**Task:**
Go through the listing and copy every line word for word.

####

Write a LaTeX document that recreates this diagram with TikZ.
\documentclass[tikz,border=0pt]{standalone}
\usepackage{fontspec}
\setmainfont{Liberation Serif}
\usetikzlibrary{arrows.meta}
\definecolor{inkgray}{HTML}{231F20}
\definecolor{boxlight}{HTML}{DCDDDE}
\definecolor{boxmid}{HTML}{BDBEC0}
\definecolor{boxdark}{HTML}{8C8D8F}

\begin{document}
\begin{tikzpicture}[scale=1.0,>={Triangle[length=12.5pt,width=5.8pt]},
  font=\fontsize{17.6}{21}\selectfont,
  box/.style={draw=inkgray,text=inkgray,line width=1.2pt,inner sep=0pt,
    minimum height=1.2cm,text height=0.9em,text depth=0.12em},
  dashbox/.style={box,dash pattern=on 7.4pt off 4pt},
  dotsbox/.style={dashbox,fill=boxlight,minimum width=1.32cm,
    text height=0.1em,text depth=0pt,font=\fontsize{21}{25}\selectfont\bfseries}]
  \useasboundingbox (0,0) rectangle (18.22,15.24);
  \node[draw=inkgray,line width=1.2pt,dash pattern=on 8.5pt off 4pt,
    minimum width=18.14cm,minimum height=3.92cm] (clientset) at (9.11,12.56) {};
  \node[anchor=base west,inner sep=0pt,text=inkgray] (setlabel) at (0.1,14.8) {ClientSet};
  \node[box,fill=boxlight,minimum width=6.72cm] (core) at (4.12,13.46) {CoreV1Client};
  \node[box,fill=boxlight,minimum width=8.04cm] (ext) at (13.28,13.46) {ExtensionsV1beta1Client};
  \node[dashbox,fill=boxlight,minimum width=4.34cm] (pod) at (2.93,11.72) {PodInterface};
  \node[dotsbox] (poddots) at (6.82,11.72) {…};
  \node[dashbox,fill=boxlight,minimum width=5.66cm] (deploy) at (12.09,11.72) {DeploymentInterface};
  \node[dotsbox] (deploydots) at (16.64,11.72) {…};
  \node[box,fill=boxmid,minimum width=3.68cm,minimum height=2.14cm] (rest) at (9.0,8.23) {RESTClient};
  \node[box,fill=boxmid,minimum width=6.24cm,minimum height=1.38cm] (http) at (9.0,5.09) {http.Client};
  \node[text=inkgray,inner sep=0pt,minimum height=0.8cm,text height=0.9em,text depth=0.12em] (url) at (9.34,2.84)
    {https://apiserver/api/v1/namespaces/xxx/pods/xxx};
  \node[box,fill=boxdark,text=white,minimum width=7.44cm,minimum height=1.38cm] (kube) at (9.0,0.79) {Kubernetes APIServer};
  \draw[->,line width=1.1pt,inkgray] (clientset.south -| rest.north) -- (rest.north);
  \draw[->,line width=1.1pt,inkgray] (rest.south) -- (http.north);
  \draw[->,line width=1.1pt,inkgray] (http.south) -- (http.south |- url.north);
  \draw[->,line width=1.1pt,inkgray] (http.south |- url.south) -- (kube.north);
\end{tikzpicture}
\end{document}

####

**Task answer:**
Write a LaTeX document that recreates this diagram with TikZ.
\documentclass[tikz,border=0pt]{standalone}
\usepackage{fontspec}
\setmainfont{Liberation Serif}
\usetikzlibrary{arrows.meta}
\definecolor{inkgray}{HTML}{231F20}
\definecolor{boxlight}{HTML}{DCDDDE}
\definecolor{boxmid}{HTML}{BDBEC0}
\definecolor{boxdark}{HTML}{8C8D8F}

\begin{document}
\begin{tikzpicture}[scale=1.0,>={Triangle[length=12.5pt,width=5.8pt]},
  font=\fontsize{17.6}{21}\selectfont,
  box/.style={draw=inkgray,text=inkgray,line width=1.2pt,inner sep=0pt,
    minimum height=1.2cm,text height=0.9em,text depth=0.12em},
  dashbox/.style={box,dash pattern=on 7.4pt off 4pt},
  dotsbox/.style={dashbox,fill=boxlight,minimum width=1.32cm,
    text height=0.1em,text depth=0pt,font=\fontsize{21}{25}\selectfont\bfseries}]
  \useasboundingbox (0,0) rectangle (18.22,15.24);
  \node[draw=inkgray,line width=1.2pt,dash pattern=on 8.5pt off 4pt,
    minimum width=18.14cm,minimum height=3.92cm] (clientset) at (9.11,12.56) {};
  \node[anchor=base west,inner sep=0pt,text=inkgray] (setlabel) at (0.1,14.8) {ClientSet};
  \node[box,fill=boxlight,minimum width=6.72cm] (core) at (4.12,13.46) {CoreV1Client};
  \node[box,fill=boxlight,minimum width=8.04cm] (ext) at (13.28,13.46) {ExtensionsV1beta1Client};
  \node[dashbox,fill=boxlight,minimum width=4.34cm] (pod) at (2.93,11.72) {PodInterface};
  \node[dotsbox] (poddots) at (6.82,11.72) {…};
  \node[dashbox,fill=boxlight,minimum width=5.66cm] (deploy) at (12.09,11.72) {DeploymentInterface};
  \node[dotsbox] (deploydots) at (16.64,11.72) {…};
  \node[box,fill=boxmid,minimum width=3.68cm,minimum height=2.14cm] (rest) at (9.0,8.23) {RESTClient};
  \node[box,fill=boxmid,minimum width=6.24cm,minimum height=1.38cm] (http) at (9.0,5.09) {http.Client};
  \node[text=inkgray,inner sep=0pt,minimum height=0.8cm,text height=0.9em,text depth=0.12em] (url) at (9.34,2.84)
    {https://apiserver/api/v1/namespaces/xxx/pods/xxx};
  \node[box,fill=boxdark,text=white,minimum width=7.44cm,minimum height=1.38cm] (kube) at (9.0,0.79) {Kubernetes APIServer};
  \draw[->,line width=1.1pt,inkgray] (clientset.south -| rest.north) -- (rest.north);
  \draw[->,line width=1.1pt,inkgray] (rest.south) -- (http.north);
  \draw[->,line width=1.1pt,inkgray] (http.south) -- (http.south |- url.north);
  \draw[->,line width=1.1pt,inkgray] (http.south |- url.south) -- (kube.north);
\end{tikzpicture}
\end{document}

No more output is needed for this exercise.